With shockingly bad dialogue between two astronaut characters (Sandra Bullock and George Clooney) in an episodic real-time plot that runs less than 90 minutes, it’s hard not to notice that, as a genre, space movies tend to drift into the nil. You notice this during the movie.
It’s not that nothing happens. Everything happens. It’s just not believable, interesting or meaningful beyond the range of the moment. Gravity, which, like its generically titled cousin Frozen, is both highly profitable and overrated based on certain compartmentalized estimates of features such as visual effects or music, respectively, achieves this effect on purpose. It even begins by depicting working in space as mundane. That’s how you know something bad will happen.
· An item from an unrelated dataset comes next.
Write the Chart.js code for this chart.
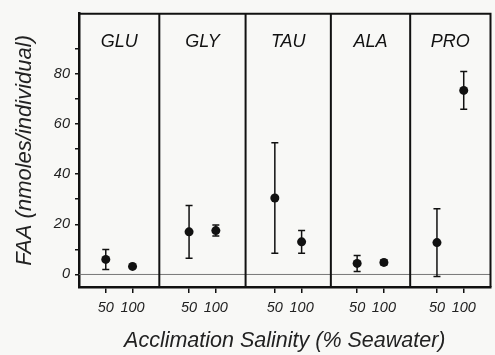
<!DOCTYPE html>
<html>
<head>
<meta charset="utf-8">
<script src="https://cdn.jsdelivr.net/npm/chart.js@4.4.1/dist/chart.umd.min.js"></script>
<style>
  body { margin: 0; background: #f8f8f6; }
  #box { width: 495px; height: 355px; }
</style>
</head>
<body>
<div id="box"><canvas id="graphe"></canvas></div>
<script>
// Acides aminés libres (FAA) selon la salinité d'acclimatation
var acides = ['GLU', 'GLY', 'TAU', 'ALA', 'PRO'];
var salinites = ['50', '100'];
var moyennes50 = [6, 17, 30.5, 4.4, 12.7];
var erreurs50 = [4, 10.5, 22, 3.2, 13.5];
var moyennes100 = [3.2, 17.5, 13, 4.8, 73.4];
var erreurs100 = [0.6, 2.2, 4.5, 1, 7.5];
var yTicks = [0, 20, 40, 60, 80];

// mise en page : bords des panneaux (unités de l'axe x) et écart des deux salinités
var bornes = [0, 81, 168, 254, 334, 415];
var ecart = [-13.5, 13.5];

function centre(i) { return (bornes[i] + bornes[i + 1]) / 2; }

function points(moy, err, d) {
  return acides.map(function (a, i) {
    return { x: centre(i) + ecart[d], y: moy[i], e: err[i] };
  });
}

var police = "'Liberation Sans', Arial, sans-serif";

// barres d'erreur, séparateurs de panneaux, ligne zéro, noms
var decor = {
  id: 'decor',
  beforeDatasetsDraw: function (chart) {
    var c = chart.ctx, a = chart.chartArea;
    var x = chart.scales.x, y = chart.scales.y;
    c.save();
    // ligne du zéro
    c.strokeStyle = '#777';
    c.lineWidth = 1;
    c.beginPath();
    c.moveTo(a.left, y.getPixelForValue(0));
    c.lineTo(a.right, y.getPixelForValue(0));
    c.stroke();
    // séparateurs
    c.strokeStyle = '#111';
    c.lineWidth = 2;
    for (var i = 1; i < acides.length; i++) {
      var px = x.getPixelForValue(bornes[i]);
      c.beginPath();
      c.moveTo(px, a.top);
      c.lineTo(px, a.bottom);
      c.stroke();
    }
    // cadre haut et droite
    c.beginPath();
    c.moveTo(a.left, a.top);
    c.lineTo(a.right, a.top);
    c.lineTo(a.right, a.bottom);
    c.stroke();
    // noms des acides
    c.fillStyle = '#111';
    c.font = 'italic 18px ' + police;
    c.textAlign = 'center';
    c.textBaseline = 'middle';
    acides.forEach(function (nom, i) {
      c.fillText(nom, x.getPixelForValue(centre(i)), a.top + 28);
    });
    // barres d'erreur
    c.lineWidth = 1.5;
    chart.data.datasets.forEach(function (ds) {
      ds.data.forEach(function (p) {
        var px = x.getPixelForValue(p.x);
        var haut = y.getPixelForValue(p.y + p.e);
        var bas = y.getPixelForValue(p.y - p.e);
        c.beginPath();
        c.moveTo(px, haut); c.lineTo(px, bas);
        c.moveTo(px - 3.5, haut); c.lineTo(px + 3.5, haut);
        c.moveTo(px - 3.5, bas); c.lineTo(px + 3.5, bas);
        c.stroke();
      });
    });
    c.restore();
  }
};

var ctx = document.getElementById('graphe').getContext('2d');
new Chart(ctx, {
  type: 'scatter',
  data: {
    datasets: [
      { label: '50', data: points(moyennes50, erreurs50, 0) },
      { label: '100', data: points(moyennes100, erreurs100, 1) }
    ]
  },
  options: {
    responsive: true,
    maintainAspectRatio: false,
    animation: false,
    layout: { padding: { top: 12, right: 1, left: 0, bottom: 0 } },
    elements: {
      point: { radius: 4.5, backgroundColor: '#111', borderColor: '#111', borderWidth: 0 }
    },
    plugins: {
      legend: { display: false },
      tooltip: { enabled: false }
    },
    scales: {
      x: {
        type: 'linear',
        min: bornes[0],
        max: bornes[bornes.length - 1],
        afterFit: function (s) { s.height = 68; },
        afterBuildTicks: function (s) {
          var t = [];
          acides.forEach(function (a, i) {
            salinites.forEach(function (sal, d) { t.push({ value: centre(i) + ecart[d] }); });
          });
          s.ticks = t;
        },
        ticks: {
          autoSkip: false,
          maxRotation: 0,
          padding: 6,
          color: '#222',
          font: { family: police, size: 14.5, style: 'italic' },
          callback: function (v, idx) { return salinites[idx % salinites.length]; }
        },
        grid: { drawOnChartArea: false, tickLength: 6, color: '#111', lineWidth: 1.5 },
        border: { color: '#111', width: 2.5 },
        title: {
          display: true,
          text: 'Acclimation Salinity (% Seawater)',
          color: '#222',
          padding: { top: 0, bottom: 1 },
          font: { family: police, size: 21.5, style: 'italic' }
        }
      },
      y: {
        min: -5,
        max: 104,
        afterFit: function (s) { s.width = 79; },
        afterBuildTicks: function (s) {
          var t = [];
          for (var v = 0; v <= 90; v += 10) t.push({ value: v });
          s.ticks = t;
        },
        ticks: {
          padding: 5,
          color: '#222',
          font: { family: police, size: 14.5, style: 'italic' },
          callback: function (v) { return yTicks.indexOf(v) >= 0 ? v : ''; }
        },
        grid: { drawOnChartArea: false, tickLength: 4, color: '#111', lineWidth: 1.5 },
        border: { color: '#111', width: 2.5 },
        title: {
          display: true,
          text: 'FAA (nmoles/individual)',
          color: '#222',
          padding: { top: 12, bottom: 0 },
          font: { family: police, size: 22, style: 'italic' }
        }
      }
    }
  },
  plugins: [decor]
});
</script>
</body>
</html>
The What if… scenario delivers nonstop motion pictures of manned space mini-missions gone inexplicably wrong, from careless Russians and foolish astronauts to lost parts, tools and satellites. Gravity not only spins and magnifies the problems in Apollo 13‘s “Houston, we have a problem…” trope, it borrows Marooned‘s remote, damaged astronauts, removes Houston and replaces the archetypical gung ho astronaut with a bland, lifeless mother in space.
This might be compelling if the female astronaut didn’t also say silly things such as “clear skies with a chance of satellite debris” and “I hate space” and convey the depth of a cardboard box. Bullock’s character is not for one moment plausible as someone NASA would deem ready to go into space let alone as one who could go from inept to invincible. Clooney’s character, too, is not convincing. They are both on hand to more or less portray versions of their own well-worn screen personas. He’s slick and mildly flirtatious. She’s alternately helpless and assertive. Yet when Bullock’s first-time astronaut finally finds refuge in a space capsule after seeing carnage and being uncontrollably tumbled into outer space and faces the prospect of re-emerging into space on her own, there is no evidence of inner conflict.
The most crucial part of what moves her character to act happens offscreen. Instead, she simply does what she does. Thus, when she gets what she gets, it’s not especially involving. The action is exciting, because thanks to the effects one can sufficiently project the situation and Gravity is well choreographed. But Karen Black’s stewardess taking the controls of a 747 in Airport ’75 earns more emotional impact than anything Bullock’s highly trained scientist-astronaut does here. The character is solely defined by what the picture regards as her flaws – in particular, a lack of faith – which engages her in what’s best described as revelation through space disaster. Praise Jesus Christ or Buddha, or pray or thank the Lord, Gravity‘s magical-realist theme appears to be, and God will pull you down, through and back up again.